There has been a theme running through the debate about venture returns over the past five years that states that venture returns have been poor because of a lack of a vibrant IPO market. I don’t buy that. I think that a venture fund can deliver terrific returns to its investors without ever having an IPO in the fund. Merger and sale transactions can provide very good returns to venture investors. In fact, Broadview Associates used to show a chart that something like 80% of all venture backed companies that went public had stocks that traded below the offering price within a year of the IPO. The fact is that very few venture backed companies make great public companies. Sure there are exceptions. Google, Cisco, Apple to name a few. But those are the really great companies. For every one of them, there are hundreds that were busts as public companies. And all the parties at the table, the VCs, the managers of the portfolio companies, the investment bankers, and the public market investors are smart enough to know this is true. That has resulted in a the dearth of IPOs that everyone blames poor returns on. But I think we are just seeing a market adapt to the reality that most of the venture backed companies should be sold instead of foisted on the public markets.

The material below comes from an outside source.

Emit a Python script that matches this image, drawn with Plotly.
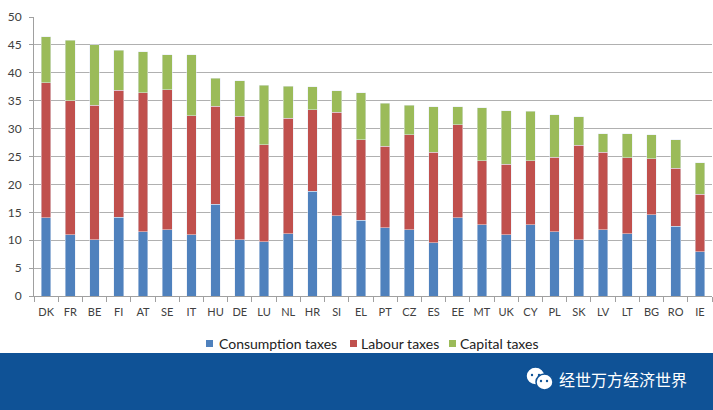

So another factor at work in this cash versus stock discussion is that most venture funds will be generating more liquidity via trade sales and less via IPOs. So there will be less stock to even think about distributing.

I don’t think the practice of distributing stock will go away completely. There are times when it is the best thing for everyone. But those situations are rare and getting rarer. The rise of a cash on cash business in the venture industry is a positive trend that in the end will likely benefit everyone involved.